start
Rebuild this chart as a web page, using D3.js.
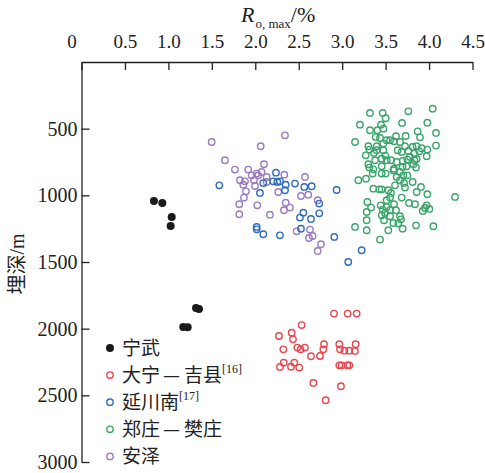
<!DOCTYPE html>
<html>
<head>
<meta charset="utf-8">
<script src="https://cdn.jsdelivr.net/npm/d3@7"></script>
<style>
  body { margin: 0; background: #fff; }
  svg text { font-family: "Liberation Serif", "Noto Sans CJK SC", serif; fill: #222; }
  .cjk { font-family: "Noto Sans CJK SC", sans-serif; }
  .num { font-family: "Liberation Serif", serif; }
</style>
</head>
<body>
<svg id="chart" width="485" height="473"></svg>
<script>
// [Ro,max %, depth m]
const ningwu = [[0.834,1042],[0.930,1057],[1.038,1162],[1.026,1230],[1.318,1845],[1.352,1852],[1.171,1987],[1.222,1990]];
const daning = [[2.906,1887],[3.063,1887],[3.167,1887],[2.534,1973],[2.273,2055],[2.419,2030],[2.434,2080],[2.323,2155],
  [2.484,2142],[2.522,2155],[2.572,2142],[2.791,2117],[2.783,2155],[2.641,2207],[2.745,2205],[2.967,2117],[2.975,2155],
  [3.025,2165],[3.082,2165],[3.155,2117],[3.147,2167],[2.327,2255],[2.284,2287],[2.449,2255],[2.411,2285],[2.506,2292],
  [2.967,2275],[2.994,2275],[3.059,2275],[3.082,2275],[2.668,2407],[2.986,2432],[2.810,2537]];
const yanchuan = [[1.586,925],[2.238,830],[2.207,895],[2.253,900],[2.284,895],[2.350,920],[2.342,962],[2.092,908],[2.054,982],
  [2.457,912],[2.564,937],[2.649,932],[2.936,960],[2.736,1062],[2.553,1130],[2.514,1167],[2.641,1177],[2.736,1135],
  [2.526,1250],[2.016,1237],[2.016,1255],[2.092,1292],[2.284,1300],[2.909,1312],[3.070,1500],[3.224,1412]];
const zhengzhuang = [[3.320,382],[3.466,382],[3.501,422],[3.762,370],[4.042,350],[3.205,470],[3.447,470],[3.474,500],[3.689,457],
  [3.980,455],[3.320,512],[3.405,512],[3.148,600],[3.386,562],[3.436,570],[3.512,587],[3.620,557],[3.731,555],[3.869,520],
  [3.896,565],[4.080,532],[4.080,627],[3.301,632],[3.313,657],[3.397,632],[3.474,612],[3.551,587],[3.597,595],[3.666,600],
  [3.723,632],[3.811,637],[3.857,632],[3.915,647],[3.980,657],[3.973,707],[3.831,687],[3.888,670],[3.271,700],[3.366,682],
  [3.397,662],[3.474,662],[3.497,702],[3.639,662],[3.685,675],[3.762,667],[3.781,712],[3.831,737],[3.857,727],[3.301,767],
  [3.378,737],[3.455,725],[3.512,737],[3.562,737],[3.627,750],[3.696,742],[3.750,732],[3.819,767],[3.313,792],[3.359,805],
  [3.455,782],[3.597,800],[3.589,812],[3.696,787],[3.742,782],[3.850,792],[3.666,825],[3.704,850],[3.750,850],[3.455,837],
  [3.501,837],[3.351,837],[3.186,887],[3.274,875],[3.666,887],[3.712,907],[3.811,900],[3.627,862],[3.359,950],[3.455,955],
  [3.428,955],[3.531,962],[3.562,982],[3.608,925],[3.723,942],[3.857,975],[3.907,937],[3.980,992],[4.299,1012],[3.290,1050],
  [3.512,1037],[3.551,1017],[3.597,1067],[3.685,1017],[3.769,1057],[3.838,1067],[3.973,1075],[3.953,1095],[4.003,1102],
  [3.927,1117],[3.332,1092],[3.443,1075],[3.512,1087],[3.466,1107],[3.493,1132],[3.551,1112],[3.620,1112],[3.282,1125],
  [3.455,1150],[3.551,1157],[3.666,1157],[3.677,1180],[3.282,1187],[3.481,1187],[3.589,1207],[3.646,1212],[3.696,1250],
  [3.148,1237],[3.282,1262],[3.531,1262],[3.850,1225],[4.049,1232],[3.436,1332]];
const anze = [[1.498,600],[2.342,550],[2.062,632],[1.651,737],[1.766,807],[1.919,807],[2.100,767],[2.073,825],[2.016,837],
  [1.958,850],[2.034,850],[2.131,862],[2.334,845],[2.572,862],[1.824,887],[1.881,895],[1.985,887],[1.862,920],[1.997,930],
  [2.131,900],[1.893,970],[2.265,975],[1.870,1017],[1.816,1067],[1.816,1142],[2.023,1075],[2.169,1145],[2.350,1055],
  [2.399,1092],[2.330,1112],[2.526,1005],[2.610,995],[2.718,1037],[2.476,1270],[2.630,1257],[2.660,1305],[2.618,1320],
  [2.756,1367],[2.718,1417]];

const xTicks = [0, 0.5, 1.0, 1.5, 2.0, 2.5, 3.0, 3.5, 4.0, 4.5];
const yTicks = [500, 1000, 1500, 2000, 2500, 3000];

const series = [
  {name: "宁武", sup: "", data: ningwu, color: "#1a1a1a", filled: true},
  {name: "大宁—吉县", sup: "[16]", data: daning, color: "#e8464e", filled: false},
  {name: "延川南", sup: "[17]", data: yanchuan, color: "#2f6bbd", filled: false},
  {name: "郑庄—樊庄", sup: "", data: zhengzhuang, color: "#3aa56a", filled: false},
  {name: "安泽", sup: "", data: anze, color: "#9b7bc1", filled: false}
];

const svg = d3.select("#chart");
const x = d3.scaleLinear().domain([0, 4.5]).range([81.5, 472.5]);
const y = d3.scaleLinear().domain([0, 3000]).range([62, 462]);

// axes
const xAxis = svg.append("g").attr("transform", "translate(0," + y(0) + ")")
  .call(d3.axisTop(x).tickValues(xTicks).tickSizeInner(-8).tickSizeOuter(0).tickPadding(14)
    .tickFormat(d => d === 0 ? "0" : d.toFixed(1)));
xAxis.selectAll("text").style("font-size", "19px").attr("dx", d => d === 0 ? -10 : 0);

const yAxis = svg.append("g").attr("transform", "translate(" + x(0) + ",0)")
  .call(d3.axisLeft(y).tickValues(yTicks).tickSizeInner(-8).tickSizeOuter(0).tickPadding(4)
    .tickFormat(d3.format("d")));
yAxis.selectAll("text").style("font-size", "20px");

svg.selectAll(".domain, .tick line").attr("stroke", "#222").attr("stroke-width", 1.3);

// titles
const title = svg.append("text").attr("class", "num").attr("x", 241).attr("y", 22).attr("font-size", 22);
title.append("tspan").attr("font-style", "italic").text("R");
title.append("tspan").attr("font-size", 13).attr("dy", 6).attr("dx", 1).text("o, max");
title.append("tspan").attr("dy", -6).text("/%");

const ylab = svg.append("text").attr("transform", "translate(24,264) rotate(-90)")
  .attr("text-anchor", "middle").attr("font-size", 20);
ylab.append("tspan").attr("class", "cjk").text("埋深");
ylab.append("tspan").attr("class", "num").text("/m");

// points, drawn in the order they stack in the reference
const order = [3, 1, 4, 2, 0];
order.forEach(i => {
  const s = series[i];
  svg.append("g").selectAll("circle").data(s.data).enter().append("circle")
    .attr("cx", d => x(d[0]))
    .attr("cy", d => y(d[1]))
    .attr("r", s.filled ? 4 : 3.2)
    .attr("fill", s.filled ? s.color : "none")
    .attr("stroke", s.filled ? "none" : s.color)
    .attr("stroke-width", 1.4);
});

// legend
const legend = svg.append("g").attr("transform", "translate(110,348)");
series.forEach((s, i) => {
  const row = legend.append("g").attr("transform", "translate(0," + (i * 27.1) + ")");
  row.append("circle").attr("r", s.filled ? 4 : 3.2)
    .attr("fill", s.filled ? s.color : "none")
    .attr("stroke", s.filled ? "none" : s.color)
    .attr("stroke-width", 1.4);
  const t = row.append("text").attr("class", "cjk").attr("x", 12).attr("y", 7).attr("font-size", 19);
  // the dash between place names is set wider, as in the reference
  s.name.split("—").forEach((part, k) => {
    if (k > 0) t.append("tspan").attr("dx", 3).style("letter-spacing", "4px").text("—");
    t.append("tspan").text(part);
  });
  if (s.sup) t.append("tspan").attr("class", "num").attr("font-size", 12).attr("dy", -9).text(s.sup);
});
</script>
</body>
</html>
end
Pull out all lines of the data with the string "chart".

# [Worked answer]
Rebuild this chart as a web page, using D3.js.
<svg id="chart" width="485" height="473"></svg>
const svg = d3.select("#chart");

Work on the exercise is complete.